Responding to the paper, China's embassy in Berlin said it hoped Germany could see its development "rationally, comprehensively and objectively."

It took issue with the notion that China was Germany's rival, insisting that the country's were partners in dealing with challenges.

"Forcibly 'de-risking' based on ideological prejudice and competition anxiety will only be counterproductive and artificially intensify risks," it added.

What's behind Germany's China strategy?

A national security strategy unveiled last month already described China as a partner, competitor and rival, but the Foreign Ministry-fronted China strategy was expected to spell out what that means in more concrete terms.
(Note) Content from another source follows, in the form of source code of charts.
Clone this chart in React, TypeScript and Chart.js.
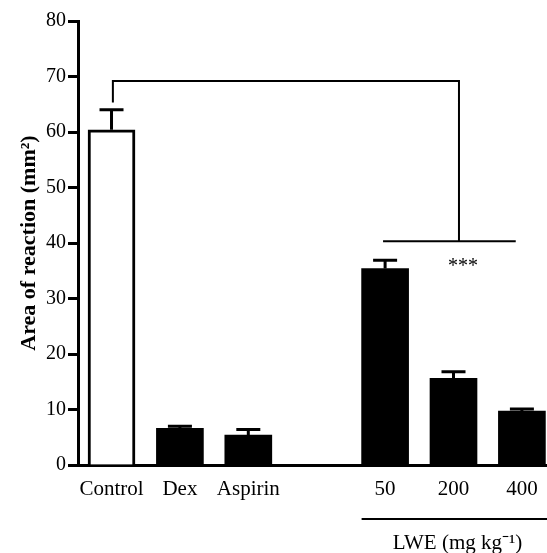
import React, { useEffect, useRef } from 'react';
import { Chart, registerables } from 'chart.js';

Chart.register(...registerables);

// ---- data ----
const categories = ['Control', 'Dex', 'Aspirin', '50', '200', '400'];
const positions = [0, 1, 2, 4, 5, 6];
const means = [60.4, 6.6, 5.4, 35.4, 15.6, 9.7];
const errorTops = [64.0, 7.0, 6.4, 36.9, 16.8, 10.1];
const fills = ['#ffffff', '#000000', '#000000', '#000000', '#000000', '#000000'];
const borders = [3, 0, 0, 0, 0, 0];
const yMin = 0;
const yMax = 80;
const yStep = 10;
const yTitle = 'Area of reaction (mm²)';
// significance bracket (x in category units, y in data units)
const bracketX = [0.02, 0.02, 5.08, 5.08];
const bracketY = [65.3, 69.2, 69.2, 40.3];
const lowerBracketX = [3.97, 5.91];
const lowerBracketY = 40.3;
const sigLabel = '***';
const sigX = 5.14;
const sigY = 35.7;
const groupLabel = 'LWE (mg kg⁻¹)';
const groupFrom = 4;
const groupTo = 6;

const FONT = "'Liberation Serif', 'Times New Roman', serif";

export default function App() {
  const ref = useRef<HTMLCanvasElement | null>(null);

  useEffect(() => {
    if (!ref.current) return;
    const BAR = 47;
    const annot = {
      id: 'annot',
      afterDatasetsDraw(chart: any) {
        const ctx = chart.ctx;
        const xs = chart.scales.x;
        const ys = chart.scales.y;
        ctx.save();
        ctx.strokeStyle = '#000';
        // error bars
        ctx.lineWidth = 3;
        positions.forEach((p, i) => {
          const cx = xs.getPixelForValue(p);
          const yTop = ys.getPixelForValue(errorTops[i]);
          const yBar = ys.getPixelForValue(means[i]);
          ctx.beginPath();
          ctx.moveTo(cx, yBar);
          ctx.lineTo(cx, yTop);
          ctx.moveTo(cx - 12, yTop);
          ctx.lineTo(cx + 12, yTop);
          ctx.stroke();
        });
        // bracket
        ctx.lineWidth = 2;
        ctx.beginPath();
        bracketX.forEach((bx, i) => {
          const px = xs.getPixelForValue(bx);
          const py = ys.getPixelForValue(bracketY[i]);
          if (i === 0) ctx.moveTo(px, py);
          else ctx.lineTo(px, py);
        });
        ctx.stroke();
        ctx.beginPath();
        ctx.moveTo(xs.getPixelForValue(lowerBracketX[0]), ys.getPixelForValue(lowerBracketY));
        ctx.lineTo(xs.getPixelForValue(lowerBracketX[1]), ys.getPixelForValue(lowerBracketY));
        ctx.stroke();
        // significance
        ctx.fillStyle = '#000';
        ctx.font = `20px ${FONT}`;
        ctx.textAlign = 'center';
        ctx.textBaseline = 'middle';
        ctx.fillText(sigLabel, xs.getPixelForValue(sigX), ys.getPixelForValue(sigY));
        ctx.restore();
      },
      afterDraw(chart: any) {
        const ctx = chart.ctx;
        const xs = chart.scales.x;
        const area = chart.chartArea;
        ctx.save();
        ctx.strokeStyle = '#000';
        ctx.lineWidth = 2;
        const lineY = area.bottom + 54;
        ctx.beginPath();
        ctx.moveTo(xs.getPixelForValue(groupFrom) - BAR / 2, lineY);
        ctx.lineTo(chart.width, lineY);
        ctx.stroke();
        ctx.fillStyle = '#000';
        ctx.font = `21px ${FONT}`;
        ctx.textAlign = 'center';
        ctx.textBaseline = 'alphabetic';
        const cx = (xs.getPixelForValue(groupFrom) + xs.getPixelForValue(groupTo)) / 2 + 4;
        ctx.fillText(groupLabel, cx, area.bottom + 84);
        ctx.restore();
      },
    };

    const chart = new Chart(ref.current, {
      type: 'bar',
      data: {
        datasets: [
          {
            data: positions.map((x, i) => ({ x, y: means[i] })),
            backgroundColor: fills,
            borderColor: '#000',
            borderWidth: borders,
            barThickness: BAR,
          } as any,
        ],
      },
      options: {
        animation: false,
        responsive: true,
        maintainAspectRatio: false,
        layout: { padding: { top: 21, left: 0, right: 0, bottom: 0 } },
        plugins: { legend: { display: false }, tooltip: { enabled: false } },
        scales: {
          x: {
            type: 'linear',
            offset: false,
            min: -0.49,
            max: 6.367,
            afterBuildTicks: (axis: any) => {
              axis.ticks = positions.map((v) => ({ value: v }));
            },
            afterFit: (s: any) => {
              s.height = 88;
              s.paddingRight = 0;
              s.paddingLeft = 0;
            },
            grid: { display: false, drawTicks: false, tickLength: 0 },
            border: { display: true, color: '#000', width: 3 },
            ticks: {
              autoSkip: false,
              maxRotation: 0,
              minRotation: 0,
              padding: 12,
              color: '#000',
              font: { family: FONT, size: 21 },
              callback: (v: any) => {
                const i = positions.indexOf(Number(v));
                return i >= 0 ? categories[i] : '';
              },
            },
          },
          y: {
            min: yMin,
            max: yMax,
            afterFit: (s: any) => {
              s.width = 78;
            },
            grid: {
              display: true,
              drawOnChartArea: false,
              drawTicks: true,
              tickLength: 10,
              tickWidth: 3,
              tickColor: '#000',
              color: '#000',
            },
            border: { display: true, color: '#000', width: 3 },
            title: {
              display: true,
              text: yTitle,
              color: '#000',
              font: { family: FONT, size: 22, weight: 'bold' },
              padding: { top: 16, bottom: 0 },
            },
            ticks: {
              stepSize: yStep,
              padding: 2,
              color: '#000',
              font: { family: FONT, size: 20 },
            },
          },
        },
      } as any,
      plugins: [annot],
    });
    return () => chart.destroy();
  }, []);

  return (
    <div style={{ position: 'absolute', left: 0, top: 0, width: 547, height: 553 }}>
      <canvas ref={ref} />
    </div>
  );
}
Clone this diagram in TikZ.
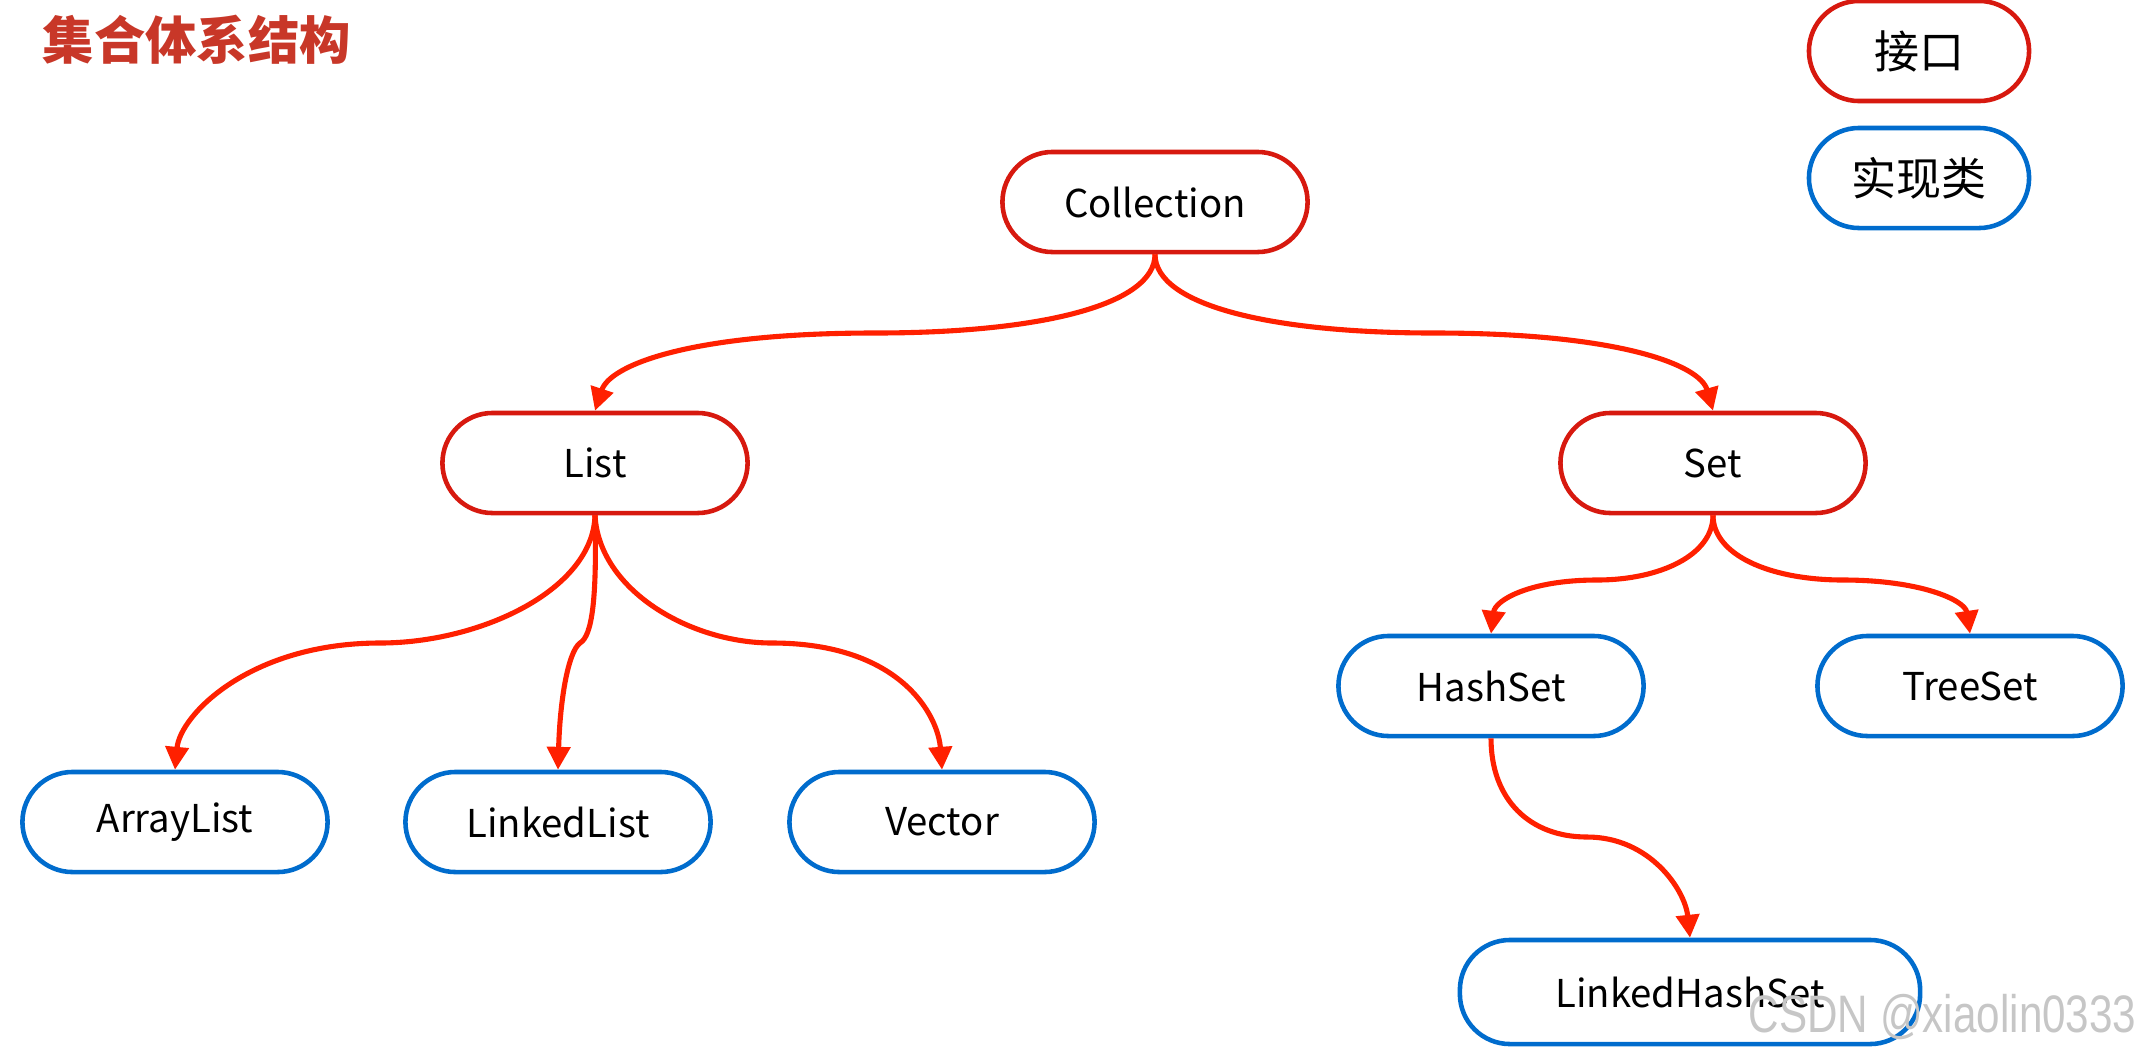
\documentclass[tikz,border=0pt]{standalone}
\usepackage{fontspec}
\setmainfont{Noto Sans CJK SC}
\newfontfamily\wmfont{Liberation Sans}
\usetikzlibrary{arrows.meta}
\definecolor{ifred}{RGB}{215,25,15}
\definecolor{implblue}{RGB}{0,108,205}
\definecolor{arrred}{RGB}{255,32,0}
\definecolor{titlered}{RGB}{200,55,40}
\begin{document}
\begin{tikzpicture}[x=0.01cm,y=-0.01cm,
  box/.style={rectangle, rounded corners=0.5cm, minimum width=3.05cm, minimum height=1cm,
    line width=1.3pt, fill=white, inner sep=0pt, font=\fontsize{10.9}{13}\selectfont},
  iface/.style={box, draw=ifred},
  impl/.style={box, draw=implblue},
  legend/.style={box, minimum width=2.2cm, font=\fontsize{12.8}{14}\selectfont},
  link/.style={draw=arrred, line width=1.45pt, -{Triangle[length=6.5pt,width=6.5pt]}}
]
\useasboundingbox (0,0) rectangle (2137,1054);

% title
\node[anchor=west, text=titlered, font=\fontsize{14.6}{16}\selectfont\bfseries, inner sep=0pt] (title) at (42,40) {集合体系结构};

% legend
\node[legend, draw=ifred] (lgif) at (1919,51) {接口};
\node[legend, draw=implblue] (lgimpl) at (1919,178) {实现类};

% nodes
\node[iface] (Collection) at (1155,202) {Collection};
\node[iface] (List) at (595,463) {List};
\node[iface] (Set) at (1713,463) {Set};
\node[impl] (ArrayList) at (175,822) {ArrayList};
\node[impl] (LinkedList) at (558,822) {LinkedList};
\node[impl] (Vector) at (942,822) {Vector};
\node[impl] (HashSet) at (1491,686) {HashSet};
\node[impl] (TreeSet) at (1970,686) {TreeSet};
\node[impl, minimum width=4.6cm, minimum height=1.04cm] (LinkedHashSet) at (1690,992) {LinkedHashSet};

% connectors
\draw[link] (Collection.south) .. controls (1155,305) and (1040,333) .. (875,333)
  .. controls (690,333) and (610,365) .. (List.north);
\draw[link] (Collection.south) .. controls (1155,305) and (1270,333) .. (1434,333)
  .. controls (1620,333) and (1700,365) .. (Set.north);
\draw[link] (List.south) .. controls (593,590) and (480,643) .. (380,643)
  .. controls (250,643) and (180,715) .. (ArrayList.north);
\draw[link] (List.south) .. controls (597,600) and (592,636) .. (580,643)
  .. controls (568,652) and (560,700) .. (LinkedList.north);
\draw[link] (List.south) .. controls (599,590) and (690,643) .. (772,643)
  .. controls (900,643) and (938,715) .. (Vector.north);
\draw[link] (Set.south) .. controls (1713,555) and (1660,580) .. (1597,580)
  .. controls (1530,580) and (1495,600) .. (HashSet.north);
\draw[link] (Set.south) .. controls (1713,555) and (1770,580) .. (1843,580)
  .. controls (1920,580) and (1965,600) .. (TreeSet.north);
\draw[link] (HashSet.south) .. controls (1491,800) and (1530,837) .. (1587,837)
  .. controls (1650,837) and (1685,890) .. (LinkedHashSet.north);

% watermark
\node[anchor=south east, text=gray!45, inner sep=0pt, xscale=0.8,
  font=\wmfont\fontsize{15}{15}\selectfont] (wm) at (2137,1040) {CSDN @xiaolin0333};
\end{tikzpicture}
\end{document}
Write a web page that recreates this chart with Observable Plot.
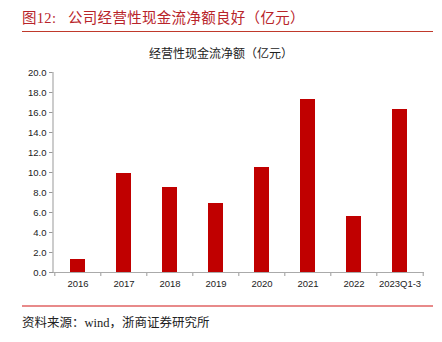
<!DOCTYPE html>
<html><head><meta charset="utf-8">
<script src="https://cdn.jsdelivr.net/npm/d3@7"></script>
<script src="https://cdn.jsdelivr.net/npm/@observablehq/plot@0.6"></script>
<style>
body{margin:0;background:#fff;}
#wrap{position:relative;width:442px;height:342px;overflow:hidden;font-family:"Liberation Serif","Noto Sans CJK SC",serif;}
#title{position:absolute;left:22px;top:6px;font-size:14.5px;color:#b8242a;white-space:nowrap;letter-spacing:0.3px;}
#line1{position:absolute;left:22px;top:31px;width:411px;height:1px;background:#c0392b;}
#sub{position:absolute;left:0;width:442px;top:44px;text-align:center;font-size:12px;font-family:"Noto Sans CJK SC",sans-serif;color:#222;}
#chart{position:absolute;left:0;top:62px;}
#line2{position:absolute;left:22px;top:305px;width:411px;height:1.5px;background:#e88a8a;}
#cap{position:absolute;left:22px;top:312px;font-size:12.5px;color:#222;white-space:nowrap;}
</style></head>
<body><div id="wrap">
<div id="title">图12:&nbsp;&nbsp;&nbsp;公司经营性现金流净额良好（亿元）</div>
<div id="line1"></div>
<div id="sub">经营性现金流净额（亿元）</div>
<div id="chart"></div>
<div id="line2"></div>
<div id="cap">资料来源：wind，浙商证券研究所</div>
</div>
<script>
const categories = ["2016","2017","2018","2019","2020","2021","2022","2023Q1-3"];
const values = [1.3, 9.9, 8.5, 6.9, 10.5, 17.3, 5.6, 16.3];
const yTicks = [0,2,4,6,8,10,12,14,16,18,20];

const data = categories.map((c,i)=>({cat:c, v:values[i]}));
const W = 442, ML = 53, MR = 18;
const step = (W - ML - MR) / categories.length;

const chart = Plot.plot({
  width: W, height: 232,
  marginLeft: ML, marginRight: MR, marginTop: 10, marginBottom: 22,
  style: {fontFamily: "'Liberation Sans', 'Open Sans', sans-serif", fontSize: "9.5px", color: "#222"},
  x: {domain: categories, paddingInner: 0.68, paddingOuter: 0.34, align: 0.5, label: null},
  y: {domain: [0, 20], label: null},
  marks: [
    Plot.barY(data, {x: "cat", y: "v", fill: "#c00000"}),
    Plot.axisY({ticks: yTicks, tickFormat: d => d.toFixed(1), tickSize: 4, stroke: "#999", tickPadding: 3, label: null}),
    Plot.axisX({tickSize: 0, tickPadding: 8, label: null}),
    Plot.axisX({ticks: categories, tickSize: 4, text: null, dx: -step/2, stroke: "#999", label: null}),
    Plot.axisX({ticks: [categories[categories.length-1]], tickSize: 4, text: null, dx: step/2, stroke: "#999", label: null}),
    Plot.ruleY([0], {stroke: "#aaa", strokeWidth: 1})
  ]
});
document.getElementById("chart").appendChild(chart);
const svg = d3.select(chart);
svg.append("line").attr("x1", ML).attr("x2", ML).attr("y1", 10).attr("y2", 210).attr("stroke", "#bbb").attr("stroke-width", 1.5);
</script>
</body></html>
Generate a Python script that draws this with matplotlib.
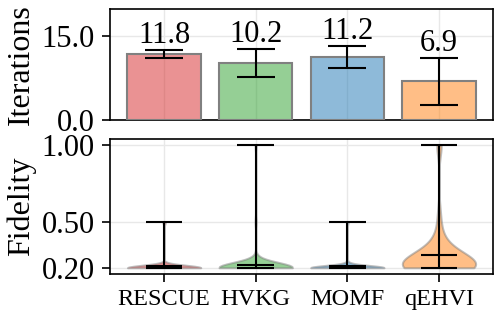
import numpy as np
import matplotlib.pyplot as plt

plt.rcParams['font.family'] = ['Liberation Serif', 'DejaVu Serif']
plt.rcParams['font.size'] = 22

# ---- data ----
methods = ["RESCUE", "HVKG", "MOMF", "qEHVI"]
iter_mean = [11.8, 10.2, 11.2, 6.9]
iter_std = [0.75, 2.5, 2.0, 4.2]

# fidelity samples (value levels and how often each appears)
rescue_lv = [0.2, 0.5]
rescue_n = [30, 1]
hvkg_lv = [0.2, 0.22, 0.25, 0.5, 1.0]
hvkg_n = [55, 6, 3, 1, 1]
momf_lv = [0.2, 0.22, 0.5]
momf_n = [40, 3, 1]
qehvi_lv = [0.2, 0.22, 0.25, 0.28, 0.32, 0.38, 0.45, 0.55, 1.0]
qehvi_n = [18, 6, 6, 4, 3, 2, 1, 1, 2]

fid_levels = [rescue_lv, hvkg_lv, momf_lv, qehvi_lv]
fid_counts = [rescue_n, hvkg_n, momf_n, qehvi_n]
bw = [0.3, 0.3, 0.3, 0.4]

colors = ["tab:red", "tab:green", "tab:blue", "tab:orange"]
x = np.arange(len(methods))

fig = plt.figure(figsize=(4.98, 3.13), dpi=100)
ax1 = fig.add_axes([0.221, 0.617, 0.769, 0.354])
ax2 = fig.add_axes([0.221, 0.125, 0.769, 0.431], sharex=ax1)

# ---- top: iterations ----
ax1.bar(x, iter_mean, width=0.8, color=colors, alpha=0.5, edgecolor="none", zorder=2)
ax1.bar(x, iter_mean, width=0.8, color="none", edgecolor="gray", linewidth=1.5, zorder=3)
ax1.errorbar(x, iter_mean, yerr=iter_std, fmt="none", ecolor="black",
             elinewidth=1.5, capsize=14, capthick=1.5, zorder=4)
for xi, m, s in zip(x, iter_mean, iter_std):
    ax1.annotate(f"{m:.1f}", (xi, m + s), xytext=(0, 0), textcoords="offset points",
                 ha="center", va="bottom", fontsize=22)
ax1.set_ylim(0, 19.8)
ax1.set_yticks([0, 15])
ax1.set_yticklabels(["0.0", "15.0"])
ax1.set_ylabel("Iterations", fontsize=23)
ax1.tick_params(axis="x", bottom=False, labelbottom=False)

# ---- bottom: fidelity ----
for xi, lv, n, b, c in zip(x, fid_levels, fid_counts, bw, colors):
    vp = ax2.violinplot([np.repeat(lv, n)], positions=[xi], widths=0.8,
                        showmeans=True, bw_method=b)
    for body in vp["bodies"]:
        body.set_facecolor(c)
        body.set_alpha(0.5)
        body.set_edgecolor("gray")
        body.set_linewidth(1.5)
    for k in ["cmeans", "cmins", "cmaxes", "cbars"]:
        vp[k].set_color("black")
        vp[k].set_linewidth(1.5)
ax2.set_yticks([0.2, 0.5, 1.0])
ax2.set_yticklabels(["0.20", "0.50", "1.00"])
ax2.set_xticks(x)
ax2.set_xticklabels(methods, fontsize=17.5)
ax2.set_ylabel("Fidelity", fontsize=23)

for ax in (ax1, ax2):
    ax.grid(True, color="#e8e8e8", linewidth=1, zorder=0)
    ax.set_axisbelow(True)
    for sp in ax.spines.values():
        sp.set_linewidth(1.2)
    ax.tick_params(width=1.2, length=6, pad=5)

fig.align_ylabels([ax1, ax2])
fig.savefig("out.png", dpi=100)
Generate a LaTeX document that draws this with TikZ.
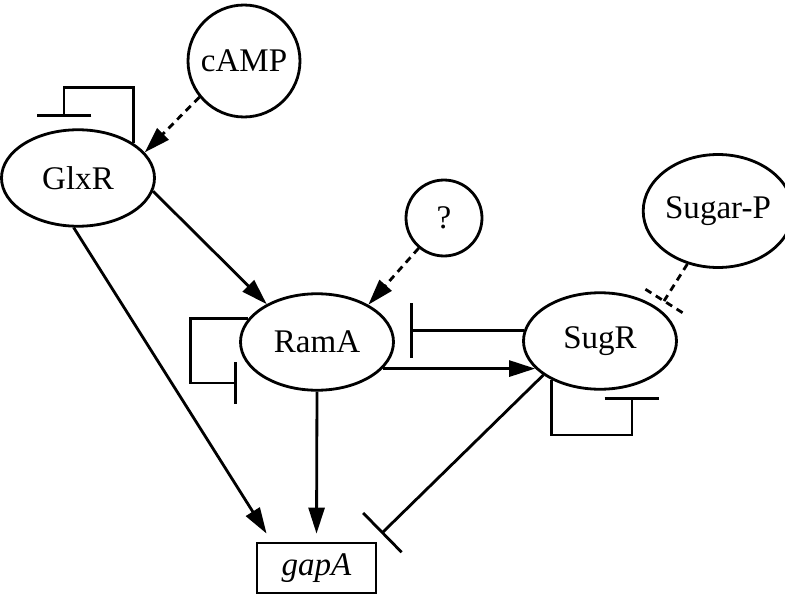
\documentclass[tikz,border=0pt]{standalone}
\usepackage{fontspec}
\setmainfont{Liberation Serif}
\usetikzlibrary{shapes,arrows.meta,positioning,calc}

\begin{document}
\begin{tikzpicture}[
    x=0.02cm, y=-0.02cm,
    every node/.style={font=\fontsize{18.8}{22}\selectfont},
    prot/.style={ellipse, draw, line width=1.6pt, minimum width=3.06cm, minimum height=1.93cm, inner sep=0pt},
    sig/.style={circle, draw, line width=1.6pt, inner sep=0pt},
    gene/.style={rectangle, draw, line width=1.6pt, minimum width=2.38cm, minimum height=1cm},
    act/.style={-{Triangle[length=0.52cm,width=0.32cm]}, line width=1.6pt},
    inh/.style={-{Bar[width=1.1cm]}, line width=1.6pt},
    dsh/.style={dash pattern=on 4pt off 3pt}
]
    \useasboundingbox (0,0) rectangle (785,595);

    \node[prot] (glxr) at (78,178) {GlxR};
    \node[prot] (rama) at (317,342) {RamA};
    \node[prot] (sugr) at (600,341) {SugR};
    \node[gene] (gapa) at (316.5,568) {\textit{gapA}};

    \node[sig, minimum size=2.24cm] (camp) at (244,61) {cAMP};
    \node[sig, minimum size=1.52cm] (q) at (444,218) {?};
    \node[ellipse, draw, line width=1.6pt, minimum width=2.54cm, minimum height=2.26cm, inner sep=0pt] (sugp) at (718,211) {Sugar-P};

    % self repression
    \coordinate (glxrbar) at (64,117);
    \coordinate (ramabar) at (237,383);
    \coordinate (sugrbar) at (632,397);
    \draw[inh] (glxr.32) -- ++(0,-56) -| (glxrbar);
    \draw[inh, -{Bar[width=0.84cm]}] (rama.161) -- ++(-58,0) |- (ramabar);
    \draw[inh] (sugr.219) -- ++(0,55) -| (sugrbar);

    \draw[act, dsh] (camp.219) -- (glxr.21);
    \draw[act] (glxr.-10) -- (rama.143);
    \draw[act] (glxr.265) -- ($(gapa.north west)+(11,-8)$);
    \draw[act, dsh] (q.230) -- (rama.36);
    \draw[act] (rama.south) -- ($(gapa.north)+(0,-8)$);
    \draw[act] (rama.-22) -- (rama.-22 -| sugr.203);
    \draw[inh] (sugr.172) -- ($(sugr.172 -| rama.east)+(15,0)$);
    \draw[inh] (sugr.211) -- ($(gapa.north east)+(4,-8)$);

    % sugar phosphate, dashed bar
    \coordinate (sugpend) at (664,301);
    \draw[dsh, line width=1.6pt] (sugp.240) -- (sugpend);
    \draw[dsh, line width=1.6pt] ($(sugpend)!0.44cm!90:(sugp.240)$) -- ($(sugpend)!0.44cm!-90:(sugp.240)$);
\end{tikzpicture}
\end{document}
The national strategy noted the dangers of relying too heavily on China. 

"We see that the elements of rivalry and competition have increased in recent years," that document said.

Speaking on the fringes of the NATO summit in Vilnius on Wednesday, Baerbock said the strategy would convey the message "that we want to live in peace and freedom together with all partners in this world, with all countries in this world — but that we're not naive at the same time."

Tensions within coalition

There are disagreements inside the three-party governing coalition in Berlin over the approach toward China.

The three parties agreed in their 2021 coalition contract that a strategy was necessary in order "to be able to realize our values and interests in the systemic rivalry with China."

Bearbock's Green Party advocates a tougher course toward Beijing than Chancellor Olaf Scholz's Social Democrats.

The discord was most recently on display after Scholz pushed through the sale of a partial stake in a container terminal at the port of Hamburg to a Chinese state-owned company, despite objections from the Greens.